Church growth: Why numbers don’t tell the whole story

big crowdIt is fashionable these days to judge the success of a church or ministry based on its size. Typically, the men on platforms at Christian conferences are the guys with the biggest churches. Pastors flock to hear their methods and imitate their strategies. I’m not sure when this trend began, but it doesn’t seem to be a strong theme throughout the history of the church, and least of all in the New Testament. I have a number of problems with this extremely narrow view of success.

For one thing, it’s possible to build big, and build badly. Paul says very clearly that it is the quality of your work that will be proven through the judgment, not the size of it. “Now if anyone builds on the foundation with gold, silver, precious stones, wood, hay, straw – each one’s work will become manifest, for the Day will disclose it, because it will be revealed by fire, and the fire will test what sort of work each one has done.”

We can also see that some of the biggest churches are not churches by any Biblical measure. If we’re going to use numbers as our measurement, then we’d have to say that some of the churches experiencing the most success internationally include those who pray to Mary, those who preach prosperity as the message of Christ, and all other kinds of bizarre and unbiblical practices. In other words, numbers, in and of themselves, tell you very little about whether the church is even Christian.

Further, you can build big with a fairly narrow gift set.

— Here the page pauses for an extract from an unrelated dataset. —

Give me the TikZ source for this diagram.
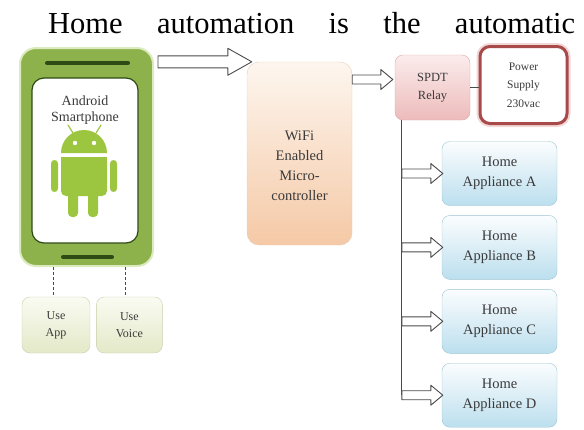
\documentclass[tikz,border=0pt]{standalone}
\usepackage{fontspec}
\setmainfont{Liberation Serif}
\usetikzlibrary{positioning,calc}

\definecolor{phonegreen}{HTML}{8DB24C}
\definecolor{phoneglow}{HTML}{DCEAC0}
\definecolor{phonedark}{HTML}{2E4A14}
\definecolor{droid}{HTML}{9CC640}
\definecolor{txtgray}{HTML}{3A3A3A}
\definecolor{arrowgray}{HTML}{4A4A4A}
\definecolor{peachtop}{HTML}{FDF6EF}
\definecolor{peachbot}{HTML}{F5C9A6}
\definecolor{peachedge}{HTML}{E6CDB8}
\definecolor{pinktop}{HTML}{FBECEC}
\definecolor{pinkbot}{HTML}{EDBBBB}
\definecolor{pinkedge}{HTML}{D9AAAA}
\definecolor{pwrred}{HTML}{A84A4A}
\definecolor{pwrglow}{HTML}{F3D6D6}
\definecolor{apptop}{HTML}{FBFDFE}
\definecolor{appblue}{HTML}{BCDFEE}
\definecolor{appedge}{HTML}{9DC4D4}
\definecolor{usetop}{HTML}{FAFBF2}
\definecolor{usebot}{HTML}{E3E9C8}
\definecolor{useedge}{HTML}{C8D0AA}

% default size of the hollow arrows
\newcommand\arrShaft{4.5}
\newcommand\arrHead{10}
\newcommand\arrLen{12}

\tikzset{
  box/.style={rounded corners=8pt, inner sep=0pt, align=center,
    font=\fontsize{13}{16}\selectfont, text=txtgray},
  appliance/.style={box, minimum width=115pt, minimum height=64pt,
    font=\fontsize{14.5}{20}\selectfont,
    top color=apptop, bottom color=appblue, draw=appedge},
  usebox/.style={box, minimum height=56pt, font=\fontsize{12}{17}\selectfont,
    top color=usetop, bottom color=usebot, draw=useedge},
  link/.style={arrowgray, line width=1pt, dash pattern=on 3pt off 2pt},
  hollow arrow/.style={draw=arrowgray, fill=white, line width=0.9pt, line join=round,
    to path={let \p1=(\tikztostart), \p2=(\tikztotarget) in
      (\x1,\y1+\arrShaft) -- (\x2-\arrLen,\y1+\arrShaft) -- (\x2-\arrLen,\y1+\arrHead)
      -- (\x2,\y1) -- (\x2-\arrLen,\y1-\arrHead) -- (\x2-\arrLen,\y1-\arrShaft)
      -- (\x1,\y1-\arrShaft) -- cycle}},
  big arrow/.code={\def\arrShaft{6}\def\arrHead{13.5}\def\arrLen{24}},
}

\begin{document}
\begin{tikzpicture}[x=1pt, y=-1pt, node distance=9.5pt]
  \useasboundingbox (0,0) rectangle (584,429);

  \node[anchor=base west, inner sep=0pt, font=\fontsize{30.5}{36}\selectfont] (title) at (48,33)
    {\makebox[527pt][s]{Home\hfill automation\hfill is\hfill the\hfill automatic}};

  % the phone
  \node[rounded corners=16pt, minimum width=133pt, minimum height=218pt, fill=phonegreen,
    draw=phoneglow, line width=2pt] (phone) at (86.5,157) {};
  \node[rounded corners=12pt, minimum width=106pt, minimum height=165pt, fill=white,
    draw=phonedark, line width=1.2pt] (screen) at (85,160.5) {};
  \draw[phonedark, line width=4pt, line cap=round] (47,63) -- (128,63);
  \draw[phonedark, line width=4pt, line cap=round] (63,257) -- (112,257);
  \node[align=center, font=\fontsize{14}{16.5}\selectfont, text=txtgray] (phonetxt) at (85,110)
    {Android\\Smartphone};

  % android robot
  \begin{scope}[droid]
    \fill (61,153) arc[start angle=180, end angle=360, radius=23] -- cycle;
    \draw[line width=1.2pt, line cap=round] (73,133) -- (68,125) (96,133) -- (101,125);
    \fill[white] (75,143) circle[radius=2.2] (94,143) circle[radius=2.2];
    \fill[rounded corners=5pt] (61,157) -- (107,157) -- (107,196) -- (61,196) -- cycle;
    \fill (61,157) rectangle (107,170);
    \fill[rounded corners=3.5pt] (51,160) rectangle (58,192) (110,160) rectangle (117,192);
    \fill[rounded corners=4pt] (68,188) rectangle (78,217) (88,188) rectangle (98,217);
  \end{scope}

  \node[usebox, minimum width=68pt] (useapp) at (56,325) {Use\\App};
  \node[usebox, minimum width=66pt, right=6pt of useapp] (usevoice) {Use\\Voice};
  \draw[link] (phone.south -| 53,0) -- (useapp.north -| 53,0);
  \draw[link] (phone.south -| 125,0) -- (usevoice.north -| 125,0);

  % controller, relay and supply
  \node[box, minimum width=105pt, minimum height=183pt, rounded corners=12pt,
    top color=peachtop, bottom color=peachbot, draw=peachedge] (micro) at (299.5,153.5) {};
  \node[align=center, font=\fontsize{14.5}{20}\selectfont, text=txtgray] (microtxt)
    at ([yshift=-12pt]micro.center) {WiFi\\Enabled\\Micro-\\controller};
  \node[box, minimum width=75pt, minimum height=65pt, font=\fontsize{12.5}{18}\selectfont,
    top color=pinktop, bottom color=pinkbot, draw=pinkedge] (relay) at (432.5,87.5)
    {SPDT\\Relay};
  \node[box, minimum width=87pt, minimum height=77pt, rounded corners=10pt,
    font=\fontsize{11.5}{18.5}\selectfont, fill=white, draw=pwrred, line width=3pt,
    preaction={draw=pwrglow, line width=7pt}] (power) at (523.5,85)
    {Power\\Supply\\230vac};
  \draw[arrowgray, thick] (relay.east) -- (relay.east -| power.west);

  % appliances
  \node[appliance] (appA) at (499.5,173.5) {Home\\Appliance A};
  \node[appliance, below=of appA] (appB) {Home\\Appliance B};
  \node[appliance, below=of appB] (appC) {Home\\Appliance C};
  \node[appliance, below=of appC] (appD) {Home\\Appliance D};

  \coordinate (busTop) at ([xshift=7pt]relay.south west);
  \draw[arrowgray, thick] (busTop) -- (busTop |- appD.west);

  \draw[hollow arrow, big arrow] ([xshift=4pt]phone.east |- micro.north west) to ([xshift=5pt]micro.north west);
  \draw[hollow arrow] ([yshift=8pt]micro.east |- relay.west) to ([yshift=8pt,xshift=-2pt]relay.west);
  \foreach \app in {appA,appB,appC,appD}
    \draw[hollow arrow] (busTop |- \app.west) to ([xshift=1pt]\app.west);
\end{tikzpicture}
\end{document}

When you read the NT it’s not at all clear that the apostles had the kinds of gifts that could have built a mega-church in today’s world. They had little to no concern for marketing, executive leadership skills, or rhetoric and excellence in the church service.

In fact, we have to confess that big church is sometimes the fruit of consumerist culture. The biggest churches are so often those that serve up a palatable diet of easy-eating, with no bitter edge and no roughage to clear out the system. It’s junk food for a spiritually flabby age, and we are playing right into the spirit of consumerism when we conform our church life to a model that draws in more customers, but doesn’t make disciples.

Now, consider this. Jesus had a penchant for driving people away rather than attempting to gather a large crowd of fans. So often in the gospels we see large numbers gathering, and Jesus responds by trying his hardest to offend them, and he usually succeeds. He tells them to “eat my flesh and drink my blood” and they think he’s into cannibalism. He rebukes them for seeking miracles rather than true spiritual life. He simply isn’t impressed by numbers, and he finds great success in repelling them.

And it goes without saying that Jesus left comparatively few disciples, so that, if we looked at the numbers alone we’d have to conclude that he would not have earned a place on any platform at any major Christian conference today. He would be an unknown provincial preacher with modest influence.

Despite all of this, I do believe that church growth is a vitally important aim and desire. If you don’t want your church to grow, you don’t care about the lost or about the glory of Christ. There is a special kind of pride that glories in being small and ‘faithful’, and I want no part of that.

But the problem is that we have become so enamoured with numbers that we judge success or failure by them, we platform guys because of their large churches who often have very little to say, we make heroes of men who may well be trimming their message to appease the masses, and we take pride in growth as though we achieved something, when the Bible is perfectly clear: one guy plants, another might water, but God gives the increase.